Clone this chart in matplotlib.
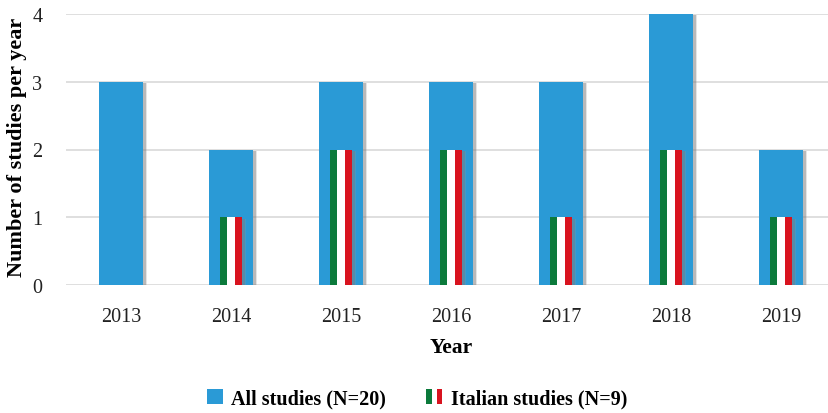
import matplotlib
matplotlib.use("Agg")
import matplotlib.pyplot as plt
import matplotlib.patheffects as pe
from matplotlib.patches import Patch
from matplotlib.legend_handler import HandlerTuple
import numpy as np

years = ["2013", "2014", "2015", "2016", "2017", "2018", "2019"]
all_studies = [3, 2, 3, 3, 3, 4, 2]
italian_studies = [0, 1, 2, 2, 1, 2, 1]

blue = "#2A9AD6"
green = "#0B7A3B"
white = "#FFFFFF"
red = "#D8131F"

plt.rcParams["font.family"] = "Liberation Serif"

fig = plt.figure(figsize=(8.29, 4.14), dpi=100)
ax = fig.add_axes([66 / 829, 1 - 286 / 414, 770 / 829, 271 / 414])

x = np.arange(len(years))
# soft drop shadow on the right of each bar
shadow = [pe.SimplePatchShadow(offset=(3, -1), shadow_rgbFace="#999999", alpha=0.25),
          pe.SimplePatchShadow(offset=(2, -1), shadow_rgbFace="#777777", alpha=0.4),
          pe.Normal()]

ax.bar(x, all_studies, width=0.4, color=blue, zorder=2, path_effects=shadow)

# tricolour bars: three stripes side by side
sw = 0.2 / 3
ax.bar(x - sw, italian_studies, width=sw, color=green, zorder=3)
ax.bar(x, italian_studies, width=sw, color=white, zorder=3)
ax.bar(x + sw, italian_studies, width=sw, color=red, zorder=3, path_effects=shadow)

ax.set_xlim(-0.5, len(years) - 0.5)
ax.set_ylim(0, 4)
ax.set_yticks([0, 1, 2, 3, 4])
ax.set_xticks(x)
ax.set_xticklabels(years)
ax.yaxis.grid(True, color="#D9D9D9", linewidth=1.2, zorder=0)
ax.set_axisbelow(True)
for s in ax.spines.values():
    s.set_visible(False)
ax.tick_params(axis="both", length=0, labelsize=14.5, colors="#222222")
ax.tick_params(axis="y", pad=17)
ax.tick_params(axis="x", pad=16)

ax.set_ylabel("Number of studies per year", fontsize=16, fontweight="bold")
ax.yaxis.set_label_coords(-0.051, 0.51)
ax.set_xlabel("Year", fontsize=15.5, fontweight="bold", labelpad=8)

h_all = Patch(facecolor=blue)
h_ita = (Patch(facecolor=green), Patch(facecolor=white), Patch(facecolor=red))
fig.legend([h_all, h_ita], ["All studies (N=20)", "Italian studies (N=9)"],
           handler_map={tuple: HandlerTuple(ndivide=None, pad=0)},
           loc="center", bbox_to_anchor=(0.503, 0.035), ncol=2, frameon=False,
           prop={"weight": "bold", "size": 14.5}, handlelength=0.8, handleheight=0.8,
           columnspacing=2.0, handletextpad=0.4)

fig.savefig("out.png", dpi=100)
---
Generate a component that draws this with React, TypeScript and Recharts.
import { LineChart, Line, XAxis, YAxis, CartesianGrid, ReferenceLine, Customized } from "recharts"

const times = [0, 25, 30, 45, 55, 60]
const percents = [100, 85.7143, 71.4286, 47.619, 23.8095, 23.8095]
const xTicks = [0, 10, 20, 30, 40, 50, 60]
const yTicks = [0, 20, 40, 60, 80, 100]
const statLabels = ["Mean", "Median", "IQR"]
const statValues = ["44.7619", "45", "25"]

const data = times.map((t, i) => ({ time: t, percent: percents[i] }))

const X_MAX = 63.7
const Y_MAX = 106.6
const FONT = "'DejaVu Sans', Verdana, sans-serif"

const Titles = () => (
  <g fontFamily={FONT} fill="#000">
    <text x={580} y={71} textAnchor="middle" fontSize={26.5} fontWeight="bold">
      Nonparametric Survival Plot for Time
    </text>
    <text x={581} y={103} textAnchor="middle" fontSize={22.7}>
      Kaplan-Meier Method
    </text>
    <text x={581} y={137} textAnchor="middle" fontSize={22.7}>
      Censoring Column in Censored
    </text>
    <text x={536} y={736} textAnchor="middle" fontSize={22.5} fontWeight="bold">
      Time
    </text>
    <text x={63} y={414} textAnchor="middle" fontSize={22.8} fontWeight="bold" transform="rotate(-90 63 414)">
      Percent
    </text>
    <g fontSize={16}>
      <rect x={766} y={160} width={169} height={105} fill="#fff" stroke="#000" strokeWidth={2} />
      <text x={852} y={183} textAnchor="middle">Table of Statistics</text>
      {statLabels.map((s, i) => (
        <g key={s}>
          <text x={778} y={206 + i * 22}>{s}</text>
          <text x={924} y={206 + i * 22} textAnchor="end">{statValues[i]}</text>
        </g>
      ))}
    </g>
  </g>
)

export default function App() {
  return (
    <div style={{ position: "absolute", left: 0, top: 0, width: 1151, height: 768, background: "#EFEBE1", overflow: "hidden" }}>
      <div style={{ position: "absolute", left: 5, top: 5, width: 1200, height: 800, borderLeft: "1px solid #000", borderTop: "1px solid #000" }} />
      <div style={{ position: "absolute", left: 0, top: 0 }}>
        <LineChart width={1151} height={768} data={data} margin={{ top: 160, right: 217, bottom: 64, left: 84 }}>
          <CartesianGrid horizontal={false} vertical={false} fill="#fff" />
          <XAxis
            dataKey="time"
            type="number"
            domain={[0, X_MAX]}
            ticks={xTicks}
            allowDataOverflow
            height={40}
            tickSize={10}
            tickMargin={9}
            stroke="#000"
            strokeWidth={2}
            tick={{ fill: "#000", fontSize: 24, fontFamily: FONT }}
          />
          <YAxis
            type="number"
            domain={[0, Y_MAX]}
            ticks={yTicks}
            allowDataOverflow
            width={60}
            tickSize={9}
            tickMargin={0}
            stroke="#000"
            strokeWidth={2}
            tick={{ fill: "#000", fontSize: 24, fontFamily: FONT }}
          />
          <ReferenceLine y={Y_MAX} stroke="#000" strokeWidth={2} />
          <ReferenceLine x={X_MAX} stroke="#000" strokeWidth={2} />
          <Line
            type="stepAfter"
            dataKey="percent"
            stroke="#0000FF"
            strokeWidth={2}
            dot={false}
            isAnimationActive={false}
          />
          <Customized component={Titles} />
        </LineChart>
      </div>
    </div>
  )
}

TASK DETAILS:
Pictures excluded, retype exactly the lines running from the one with "Clone this chart in matplotlib." through the one with "color=red, zorder=3, path_effects=shadow)". Include both end lines and nothing more.

RESULT OF THE EXERCISE:
Clone this chart in matplotlib.
import matplotlib
matplotlib.use("Agg")
import matplotlib.pyplot as plt
import matplotlib.patheffects as pe
from matplotlib.patches import Patch
from matplotlib.legend_handler import HandlerTuple
import numpy as np

years = ["2013", "2014", "2015", "2016", "2017", "2018", "2019"]
all_studies = [3, 2, 3, 3, 3, 4, 2]
italian_studies = [0, 1, 2, 2, 1, 2, 1]

blue = "#2A9AD6"
green = "#0B7A3B"
white = "#FFFFFF"
red = "#D8131F"

plt.rcParams["font.family"] = "Liberation Serif"

fig = plt.figure(figsize=(8.29, 4.14), dpi=100)
ax = fig.add_axes([66 / 829, 1 - 286 / 414, 770 / 829, 271 / 414])

x = np.arange(len(years))
# soft drop shadow on the right of each bar
shadow = [pe.SimplePatchShadow(offset=(3, -1), shadow_rgbFace="#999999", alpha=0.25),
          pe.SimplePatchShadow(offset=(2, -1), shadow_rgbFace="#777777", alpha=0.4),
          pe.Normal()]

ax.bar(x, all_studies, width=0.4, color=blue, zorder=2, path_effects=shadow)

# tricolour bars: three stripes side by side
sw = 0.2 / 3
ax.bar(x - sw, italian_studies, width=sw, color=green, zorder=3)
ax.bar(x, italian_studies, width=sw, color=white, zorder=3)
ax.bar(x + sw, italian_studies, width=sw, color=red, zorder=3, path_effects=shadow)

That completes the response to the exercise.